Loi immigration. Pierre Henry : « L’indignité et la maltraitance ne sont pas des options en République »

Pierre Henry, président de France Fraternités, appelle les parlementaires à sortir des postures martiales et des décisions inapplicables qui caractérisent souvent les débats et décisions sur une loi immigration. Il souhaite un accueil très large, et se défend de toute « naïveté ».
tribune par Pierre Henry publiée sur le site lacroix.com, le 7 12 2022

Depuis quarante ans, à intervalle régulier – tous les vingt mois en moyenne –, l’immigration et l’asile sont au menu de l’Assemblée nationale, sous la forme d’un projet de loi, présenté comme indispensable à l’équilibre du pays et à la maîtrise des flux migratoires.

Celui qui s’annonce pour la saison 2022-2023 n’échappe pas à la règle. Le citoyen avisé s’interroge : quel argument a pu faire penser au gouvernement que le moment populiste dans lequel vivait la France était approprié pour débattre d’une nouvelle loi immigration ? Il se murmure dans les coulisses du pouvoir qu’il s’agit d’être à l’offensive pour ne pas laisser l’initiative d’un texte au RN

Pour beaucoup, ils resteront

Admettons, mais dès lors, il convient de dire clairement deux ou trois choses pour ne pas être soupçonné de courir après un électorat qui par essence préférera toujours l’original à la copie et l’extrême droite aux formations de l’arc républicain.

Séjourneraient en France, selon les chiffres avancés par le ministre de l’intérieur, environ 700 000 personnes en situation irrégulière. Notre statut de grande démocratie et d’État de droit a pour conséquence que ces femmes, ces hommes, ces enfants ne seront pas renvoyés massivement dans leurs pays, et leur continent d’origine, par trains, avions, bateaux. Pour beaucoup ils resteront, n’en déplaisent aux partisans de la « remigration ».

Et ce pour des raisons juridiques cumulatives ou non : ces gens vivent depuis longtemps sur notre territoire, y travaillent, y ont des attaches familiales, ou bien encore ne peuvent être éloignés vers un pays où ils risquent de subir des traitements inhumains et dégradants.

Courage politique

Dès lors, le courage politique est d’affirmer que, après examen individuel des dossiers, une autorisation de séjour pour travail ou pour vie privée et familiale pourra être délivrée par les préfectures. La situation économique y aide.
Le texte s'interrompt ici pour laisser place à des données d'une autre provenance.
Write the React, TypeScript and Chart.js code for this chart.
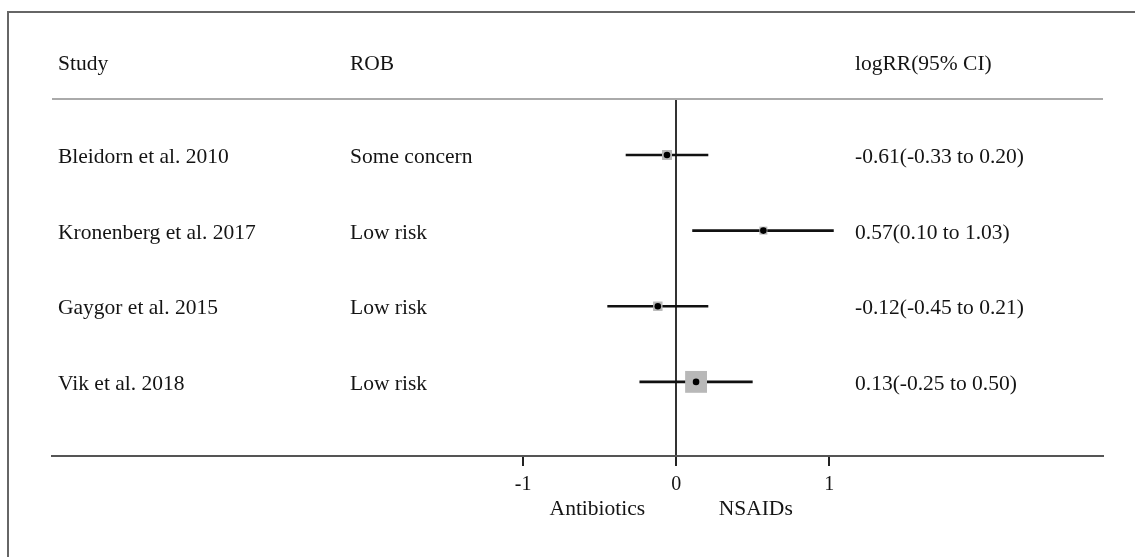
import React, { useEffect, useRef } from "react";
import { Chart, registerables } from "chart.js";
Chart.register(...registerables);

const headers = ["Study", "ROB", "logRR(95% CI)"];
const studies = ["Bleidorn et al. 2010", "Kronenberg et al. 2017", "Gaygor et al. 2015", "Vik et al. 2018"];
const rob = ["Some concern", "Low risk", "Low risk", "Low risk"];
const ciLabels = ["-0.61(-0.33 to 0.20)", "0.57(0.10 to 1.03)", "-0.12(-0.45 to 0.21)", "0.13(-0.25 to 0.50)"];
const estimates = [-0.06, 0.57, -0.12, 0.13];
const lower = [-0.33, 0.105, -0.45, -0.24];
const upper = [0.21, 1.03, 0.21, 0.5];
const weights = [13.6, 8.7, 12.2, 65.5];
const xTicks = [-1, 0, 1];
const directionLabels = ["Antibiotics", "NSAIDs"];

const FONT = '"Liberation Serif", "Times New Roman", serif';
const TEXT = "#141414";

const tablePlugin = {
  id: "tablePlugin",
  afterDraw(chart: any) {
    const { ctx, chartArea, scales } = chart;
    const xs = scales.x;
    const ys = scales.y;
    ctx.save();
    // outer frame (left & top)
    ctx.strokeStyle = "#666";
    ctx.lineWidth = 2;
    ctx.beginPath();
    ctx.moveTo(8, chart.height);
    ctx.lineTo(8, 12);
    ctx.lineTo(chart.width, 12);
    ctx.stroke();
    // header separator
    ctx.strokeStyle = "#aaaaaa";
    ctx.lineWidth = 2;
    ctx.beginPath();
    ctx.moveTo(chartArea.left, chartArea.top);
    ctx.lineTo(chartArea.right, chartArea.top);
    ctx.stroke();

    const colX = [58, 350, 855];
    ctx.fillStyle = TEXT;
    ctx.font = `21.5px ${FONT}`;
    ctx.textAlign = "left";
    ctx.textBaseline = "alphabetic";
    headers.forEach((h, i) => ctx.fillText(h, colX[i], chartArea.top - 29));
    studies.forEach((s, i) => {
      const y = ys.getPixelForValue(i + 1) + 8;
      ctx.fillText(s, colX[0], y);
      ctx.fillText(rob[i], colX[1], y);
      ctx.fillText(ciLabels[i], colX[2], y);
    });
    // direction labels
    ctx.textAlign = "center";
    ctx.fillText(directionLabels[0], xs.getPixelForValue(-0.515), chartArea.bottom + 59);
    ctx.fillText(directionLabels[1], xs.getPixelForValue(0.52), chartArea.bottom + 59);
    ctx.restore();
  },
};

export default function App() {
  const ref = useRef<HTMLCanvasElement>(null);
  useEffect(() => {
    document.body.style.margin = "0";
    const rows = studies.map((_, i) => i + 1);
    const ciSets = rows.map((r, i) => ({
      type: "line" as const,
      data: [
        { x: lower[i], y: r },
        { x: upper[i], y: r },
      ],
      borderColor: "#111",
      borderWidth: 2.6,
      pointRadius: 0,
      showLine: true,
      order: 3,
    }));
    const chart = new Chart(ref.current!, {
      type: "scatter",
      data: {
        datasets: [
          ...ciSets,
          {
            data: rows.map((r, i) => ({ x: estimates[i], y: r })),
            pointStyle: "rect",
            pointRadius: weights.map((w) => (27 * Math.sqrt(w / 100)) / Math.SQRT2),
            backgroundColor: "#b8b8b8",
            borderColor: "#b8b8b8",
            borderWidth: 0,
            order: 2,
          },
          {
            data: rows.map((r, i) => ({ x: estimates[i], y: r })),
            pointStyle: "circle",
            pointRadius: 3.3,
            backgroundColor: "#000",
            borderWidth: 0,
            order: 1,
          },
        ] as any,
      },
      options: {
        animation: false,
        responsive: false,
        events: [],
        layout: { padding: { left: 52, right: 32, top: 99, bottom: 61 } },
        plugins: { legend: { display: false }, tooltip: { enabled: false } },
        scales: {
          x: {
            type: "linear",
            min: -4.08,
            max: 2.79,
            afterBuildTicks: (scale: any) => {
              scale.ticks = xTicks.map((v) => ({ value: v }));
            },
            afterFit: (scale: any) => {
              scale.height = 40;
            },
            border: { display: true, color: "#555", width: 2 },
            grid: {
              drawOnChartArea: true,
              color: (c: any) => (c.tick && c.tick.value === 0 ? "#333" : "rgba(0,0,0,0)"),
              lineWidth: 2,
              tickColor: "#222",
              tickWidth: 2,
              tickLength: 10,
            },
            ticks: {
              padding: 7,
              color: TEXT,
              font: { family: FONT, size: 20 },
              callback: (v: any) => String(v),
            },
          },
          y: {
            type: "linear",
            reverse: true,
            min: 0.26,
            max: 4.98,
            display: false,
          },
        },
      },
      plugins: [tablePlugin],
    });
    return () => chart.destroy();
  }, []);
  return <canvas ref={ref} width={1135} height={557} style={{ display: "block" }} />;
}
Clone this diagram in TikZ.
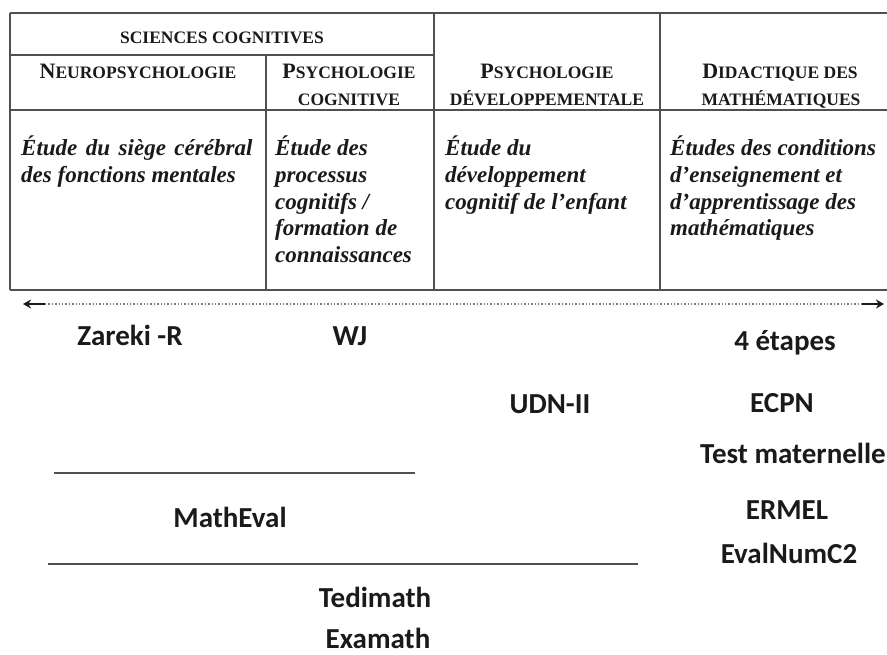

Elle réclame des bras et de l’intelligence dans de nombreux secteurs.

De même, les parlementaires pourraient s’engager, parce que l’indignité et la maltraitance ne sont pas des options en République, parce que la rue et les passeurs détruisent des vies, à mettre à l’étude un permis de résidence tolérée pour celles et ceux qui, bien que déboutés de leur demande d’asile, ne peuvent être renvoyés vers le pays d’origine ou règne la guerre et l’obscurantisme. Notre voisin allemand le fait avec efficacité depuis une décennie.

Appels d’air

Certains diront que ce sont là des propositions d’une naïveté coupable, susceptible de provoquer des appels d’air. Ce sont les mêmes qui, depuis trente ans, sous tous les gouvernements, adoptent des postures martiales qui signent l’échec d’une politique publique et provoquent le scepticisme. Ainsi en va-t-il par exemple de la distribution massive et non ciblée en préfecture des obligations de quitter le territoire français. Modèle criard d’inefficacité politique.

Faut-il un autre exemple ? La réduction des délais d’instruction des demandes d’asile constitue un élément clé porté par toutes les majorités présidentielles depuis 2003, date à laquelle Jacques Chirac avait fixé l’objectif d’examiner les demandes d’asile en moins de six mois. En 2022, nous nous situons à plus d’un an, malgré les moyens considérables alloués aux instances de l’asile.

Maturité

Au bout de vingt ans, le Parlement peut-il avoir la maturité nécessaire pour affirmer que l’objectif fixé à six mois n’est pas raisonnable, si du moins il est attaché à une justice sereine et de qualité et non à une mécanique dématérialisée et déshumanisée ? La loi doit être pensée en adéquation avec les moyens dont dispose l’administration pour la mettre en œuvre.

Les responsables politiques, de droite comme de gauche, républicains, seraient bien avisés d’essayer l’humilité et l’humanité, de sortir des postures et de marier la protection nécessaire de la population avec celle des réfugiés fuyant les différents enfers qui les ont amenés sur les routes de l’exode. La France et l’UE ne sont pas des passoires. Elles ne seront jamais des forteresses parce qu’elles signeraient ainsi leurs actes de décès.